PROBLEM REQUIREMENTS:
Restate the whole listing word for word. Pictures are left out.

DATA EXCERPT:
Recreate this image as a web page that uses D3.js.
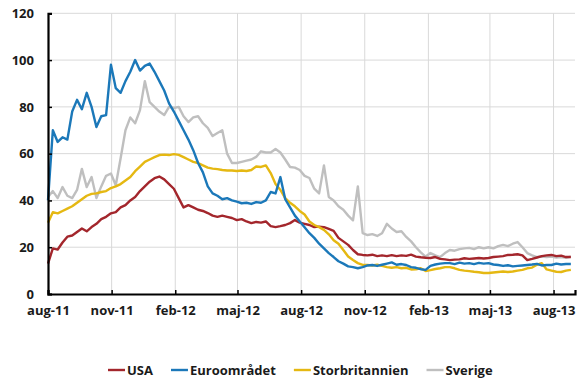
<!DOCTYPE html>
<html><head><meta charset="utf-8">
<script src="https://cdn.jsdelivr.net/npm/d3@7"></script>
<style>
html,body{margin:0;padding:0;background:#fff;}
text{font-family:"Open Sans",sans-serif;font-weight:700;fill:#1a1a1a;}
</style></head>
<body><svg id="chart" width="578" height="381"></svg>
<script>
// Weekly observations starting 2011-08-01
const startDate = "2011-08-01";
const stepDays = 7;
const seriesNames = ["USA", "Euroområdet", "Storbritannien", "Sverige"];
const seriesColors = ["#A3262C", "#1B78B9", "#E5B812", "#BFBFBF"];
const usa = [13,19.5,19,22,24.5,25,26.5,28,26.8,28.6,30,32,33,34.5,35,37,38,40,41.5,44,46,48,49.5,50.2,49,47,45,41,37,38,37,36,35.5,34.6,33.5,33,33.5,33,32.5,31.6,32,31,30.3,30.8,30.5,31,29,28.6,29,29.5,30.3,31.6,30.5,30,29.5,28.6,28.8,28.6,27.8,27,24,22.5,21,18.8,17,16.7,16.5,16.8,16.2,16.5,16.2,16.6,16.2,16.5,16.3,16.8,16,15.7,15.5,15.4,15.8,15,14.8,14.5,14.7,14.8,15.3,15,15.2,15.4,15.2,15.4,15.8,16,16.2,16.7,16.8,17,16.5,14.5,15,15.6,16.2,16.5,16.7,16.2,16.4,15.8,15.8];
const euro = [40,70,65,67,66,78,83,79,86,80,71.4,76,76.5,98,88,86,91,95,100,95.5,97.5,98.5,95,91,87,81.5,78,74,70,66,61.5,56,52,46,43,42,40.5,41,40,39.5,38.8,39,38.5,39.3,39,40,43.6,43,50,40.5,37,33.5,31,28.5,26,24,21.5,19.5,17.5,15.8,14,13,11.8,11.5,11,11.5,12.2,12.4,12,12.5,13,13.5,12.5,12.8,12.4,11.5,11.2,10.6,10.3,12,12.6,13,13.2,13.2,12.8,13.4,13,13.2,12.8,13.3,13,13.2,12.6,12.4,12,12.3,11.8,12,12.2,12.4,12.6,12.9,12.2,12.4,12.4,13,12.6,12.8,12.8];
const uk = [30.5,35,34.5,35.5,36.5,37.5,39,40.5,42,42.8,43,43.6,44,45.3,46,47,48.5,50,52.5,54.5,56.5,57.5,58.5,59.4,59.6,59.4,59.8,59.5,58.5,57.5,56.5,56,55,54,53.6,53.4,53,52.8,52.8,52.6,52.8,52.6,53,54.5,54.3,55,51.7,47,44.5,41,39,37.5,35.5,34,31,29.5,28.6,27.4,25.5,23,21.5,18.8,16,14.5,13.2,12.4,12.4,12.2,12.5,12,11.5,11.2,11.5,11,11.2,10.5,10.6,11,9.8,10.2,10.7,11,11.5,11.5,11,10.3,10,9.8,9.5,9.3,9,9,9.2,9.4,9.6,9.4,9.6,10,10.3,11,11.3,12.5,13.2,10.5,10,9.5,9.4,10,10.3];
const sverige = [41.5,44,41,45.7,42,41,44.5,53.5,45.7,50,41,46,50.5,51.5,46.5,58,70,75.5,73,78.6,91,82,80,78,76.5,80,79.5,80,76,73.5,75.5,76,73,71,67.5,68.8,70,60,56,56,56.5,57,57.5,58.6,61,60.5,60.5,62,60.5,57.5,54.3,54,53,50.5,49.6,45,43,55,41.5,40,37.5,36,33.5,31.5,46,26,25.2,25.6,24.8,26,30,28,26.5,26.8,24.4,22.5,20,17.8,16,17.5,16.5,15.8,17.5,18.8,18.5,19.2,19.5,19.7,19.2,20,19.5,20,19.5,20.5,21,20.5,21.5,22.2,20,17.5,16.5,15.8,16,15.8,16,15.6,15.8,15.5,16];
const yTicks = [0,20,40,60,80,100,120];
const xTickDates = ["2011-08-01","2011-11-01","2012-02-01","2012-05-01","2012-08-01","2012-11-01","2013-02-01","2013-05-01","2013-08-01"];
const monthNames = ["jan","feb","mar","apr","maj","jun","jul","aug","sep","okt","nov","dec"];

(function () {
const parse = d3.utcParse("%Y-%m-%d");
const t0 = parse(startDate);
const dates = usa.map((_, i) => d3.utcDay.offset(t0, i * stepDays));
const allSeries = [usa, euro, uk, sverige];

const svg = d3.select("#chart");
const pL = 48, pR = 575, pT = 13.3, pB = 294;
const x = d3.scaleUtc().domain([parse("2011-08-01"), parse("2013-09-01")]).range([pL, pR]);
const y = d3.scaleLinear().domain([0, 120]).range([pB, pT]);

// grid
const grid = svg.append("g");
grid.selectAll(".hg").data(yTicks.filter(v => v > 0)).join("line")
  .attr("x1", pL).attr("x2", pR).attr("y1", d => y(d)).attr("y2", d => y(d))
  .attr("stroke", "#d9d9d9").attr("stroke-width", 1);
grid.selectAll(".vg").data(xTickDates.slice(1).map(parse)).join("line")
  .attr("x1", d => x(d)).attr("x2", d => x(d)).attr("y1", pT).attr("y2", pB)
  .attr("stroke", "#d9d9d9").attr("stroke-width", 1);

// lines
const line = d3.line().x((d, i) => x(dates[i])).y(d => y(d));
svg.append("g").selectAll("path").data([sverige, usa, uk, euro]).join("path")
  .attr("d", d => line(d)).attr("fill", "none")
  .attr("stroke", d => seriesColors[allSeries.indexOf(d)])
  .attr("stroke-width", 2.4).attr("stroke-linejoin", "round");

// axes
const yAxis = d3.axisLeft(y).tickValues(yTicks).tickSize(-4).tickPadding(14);
const gy = svg.append("g").attr("transform", `translate(${pL},0)`).call(yAxis);
gy.select(".domain").attr("stroke", "#000").attr("stroke-width", 2.2);
gy.selectAll(".tick line").attr("stroke", "#000").attr("stroke-width", 1.5);
gy.selectAll("text").attr("font-size", 13).attr("fill", "#1a1a1a").attr("font-family", "Open Sans").attr("font-weight", 700);

const fmt = d => monthNames[d.getUTCMonth()] + "-" + String(d.getUTCFullYear()).slice(2);
const xAxis = d3.axisBottom(x).tickValues(xTickDates.map(parse)).tickFormat(fmt).tickSize(-4).tickPadding(12);
const gx = svg.append("g").attr("transform", `translate(0,${pB})`).call(xAxis);
gx.select(".domain").attr("stroke", "#000").attr("stroke-width", 2.2);
gx.selectAll(".tick line").attr("stroke", "#000").attr("stroke-width", 1.5);
gx.selectAll("text").attr("font-size", 13).attr("fill", "#1a1a1a").attr("font-family", "Open Sans").attr("font-weight", 700);

// legend
const lg = svg.append("g").attr("transform", "translate(0,370)");
let lx = 108;
seriesNames.forEach((name, i) => {
  lg.append("line").attr("x1", lx).attr("x2", lx + 17).attr("y1", 0).attr("y2", 0)
    .attr("stroke", seriesColors[i]).attr("stroke-width", 2.4);
  const t = lg.append("text").attr("x", lx + 19).attr("y", 0).attr("dy", "0.35em")
    .attr("font-size", 13).text(name);
  lx += 19 + t.node().getComputedTextLength() + 18;
});
})();
</script></body></html>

FINISHED TASK:
Recreate this image as a web page that uses D3.js.
<!DOCTYPE html>
<html><head><meta charset="utf-8">
<script src="https://cdn.jsdelivr.net/npm/d3@7"></script>
<style>
html,body{margin:0;padding:0;background:#fff;}
text{font-family:"Open Sans",sans-serif;font-weight:700;fill:#1a1a1a;}
</style></head>
<body><svg id="chart" width="578" height="381"></svg>
<script>
// Weekly observations starting 2011-08-01
const startDate = "2011-08-01";
const stepDays = 7;
const seriesNames = ["USA", "Euroområdet", "Storbritannien", "Sverige"];
const seriesColors = ["#A3262C", "#1B78B9", "#E5B812", "#BFBFBF"];
const usa = [13,19.5,19,22,24.5,25,26.5,28,26.8,28.6,30,32,33,34.5,35,37,38,40,41.5,44,46,48,49.5,50.2,49,47,45,41,37,38,37,36,35.5,34.6,33.5,33,33.5,33,32.5,31.6,32,31,30.3,30.8,30.5,31,29,28.6,29,29.5,30.3,31.6,30.5,30,29.5,28.6,28.8,28.6,27.8,27,24,22.5,21,18.8,17,16.7,16.5,16.8,16.2,16.5,16.2,16.6,16.2,16.5,16.3,16.8,16,15.7,15.5,15.4,15.8,15,14.8,14.5,14.7,14.8,15.3,15,15.2,15.4,15.2,15.4,15.8,16,16.2,16.7,16.8,17,16.5,14.5,15,15.6,16.2,16.5,16.7,16.2,16.4,15.8,15.8];
const euro = [40,70,65,67,66,78,83,79,86,80,71.4,76,76.5,98,88,86,91,95,100,95.5,97.5,98.5,95,91,87,81.5,78,74,70,66,61.5,56,52,46,43,42,40.5,41,40,39.5,38.8,39,38.5,39.3,39,40,43.6,43,50,40.5,37,33.5,31,28.5,26,24,21.5,19.5,17.5,15.8,14,13,11.8,11.5,11,11.5,12.2,12.4,12,12.5,13,13.5,12.5,12.8,12.4,11.5,11.2,10.6,10.3,12,12.6,13,13.2,13.2,12.8,13.4,13,13.2,12.8,13.3,13,13.2,12.6,12.4,12,12.3,11.8,12,12.2,12.4,12.6,12.9,12.2,12.4,12.4,13,12.6,12.8,12.8];
const uk = [30.5,35,34.5,35.5,36.5,37.5,39,40.5,42,42.8,43,43.6,44,45.3,46,47,48.5,50,52.5,54.5,56.5,57.5,58.5,59.4,59.6,59.4,59.8,59.5,58.5,57.5,56.5,56,55,54,53.6,53.4,53,52.8,52.8,52.6,52.8,52.6,53,54.5,54.3,55,51.7,47,44.5,41,39,37.5,35.5,34,31,29.5,28.6,27.4,25.5,23,21.5,18.8,16,14.5,13.2,12.4,12.4,12.2,12.5,12,11.5,11.2,11.5,11,11.2,10.5,10.6,11,9.8,10.2,10.7,11,11.5,11.5,11,10.3,10,9.8,9.5,9.3,9,9,9.2,9.4,9.6,9.4,9.6,10,10.3,11,11.3,12.5,13.2,10.5,10,9.5,9.4,10,10.3];
const sverige = [41.5,44,41,45.7,42,41,44.5,53.5,45.7,50,41,46,50.5,51.5,46.5,58,70,75.5,73,78.6,91,82,80,78,76.5,80,79.5,80,76,73.5,75.5,76,73,71,67.5,68.8,70,60,56,56,56.5,57,57.5,58.6,61,60.5,60.5,62,60.5,57.5,54.3,54,53,50.5,49.6,45,43,55,41.5,40,37.5,36,33.5,31.5,46,26,25.2,25.6,24.8,26,30,28,26.5,26.8,24.4,22.5,20,17.8,16,17.5,16.5,15.8,17.5,18.8,18.5,19.2,19.5,19.7,19.2,20,19.5,20,19.5,20.5,21,20.5,21.5,22.2,20,17.5,16.5,15.8,16,15.8,16,15.6,15.8,15.5,16];
const yTicks = [0,20,40,60,80,100,120];
const xTickDates = ["2011-08-01","2011-11-01","2012-02-01","2012-05-01","2012-08-01","2012-11-01","2013-02-01","2013-05-01","2013-08-01"];
const monthNames = ["jan","feb","mar","apr","maj","jun","jul","aug","sep","okt","nov","dec"];

(function () {
const parse = d3.utcParse("%Y-%m-%d");
const t0 = parse(startDate);
const dates = usa.map((_, i) => d3.utcDay.offset(t0, i * stepDays));
const allSeries = [usa, euro, uk, sverige];

const svg = d3.select("#chart");
const pL = 48, pR = 575, pT = 13.3, pB = 294;
const x = d3.scaleUtc().domain([parse("2011-08-01"), parse("2013-09-01")]).range([pL, pR]);
const y = d3.scaleLinear().domain([0, 120]).range([pB, pT]);

// grid
const grid = svg.append("g");
grid.selectAll(".hg").data(yTicks.filter(v => v > 0)).join("line")
  .attr("x1", pL).attr("x2", pR).attr("y1", d => y(d)).attr("y2", d => y(d))
  .attr("stroke", "#d9d9d9").attr("stroke-width", 1);
grid.selectAll(".vg").data(xTickDates.slice(1).map(parse)).join("line")
  .attr("x1", d => x(d)).attr("x2", d => x(d)).attr("y1", pT).attr("y2", pB)
  .attr("stroke", "#d9d9d9").attr("stroke-width", 1);

// lines
const line = d3.line().x((d, i) => x(dates[i])).y(d => y(d));
svg.append("g").selectAll("path").data([sverige, usa, uk, euro]).join("path")
  .attr("d", d => line(d)).attr("fill", "none")
  .attr("stroke", d => seriesColors[allSeries.indexOf(d)])
  .attr("stroke-width", 2.4).attr("stroke-linejoin", "round");

// axes
const yAxis = d3.axisLeft(y).tickValues(yTicks).tickSize(-4).tickPadding(14);
const gy = svg.append("g").attr("transform", `translate(${pL},0)`).call(yAxis);
gy.select(".domain").attr("stroke", "#000").attr("stroke-width", 2.2);
gy.selectAll(".tick line").attr("stroke", "#000").attr("stroke-width", 1.5);
gy.selectAll("text").attr("font-size", 13).attr("fill", "#1a1a1a").attr("font-family", "Open Sans").attr("font-weight", 700);

const fmt = d => monthNames[d.getUTCMonth()] + "-" + String(d.getUTCFullYear()).slice(2);
const xAxis = d3.axisBottom(x).tickValues(xTickDates.map(parse)).tickFormat(fmt).tickSize(-4).tickPadding(12);
const gx = svg.append("g").attr("transform", `translate(0,${pB})`).call(xAxis);
gx.select(".domain").attr("stroke", "#000").attr("stroke-width", 2.2);
gx.selectAll(".tick line").attr("stroke", "#000").attr("stroke-width", 1.5);
gx.selectAll("text").attr("font-size", 13).attr("fill", "#1a1a1a").attr("font-family", "Open Sans").attr("font-weight", 700);

// legend
const lg = svg.append("g").attr("transform", "translate(0,370)");
let lx = 108;
seriesNames.forEach((name, i) => {
  lg.append("line").attr("x1", lx).attr("x2", lx + 17).attr("y1", 0).attr("y2", 0)
    .attr("stroke", seriesColors[i]).attr("stroke-width", 2.4);
  const t = lg.append("text").attr("x", lx + 19).attr("y", 0).attr("dy", "0.35em")
    .attr("font-size", 13).text(name);
  lx += 19 + t.node().getComputedTextLength() + 18;
});
})();
</script></body></html>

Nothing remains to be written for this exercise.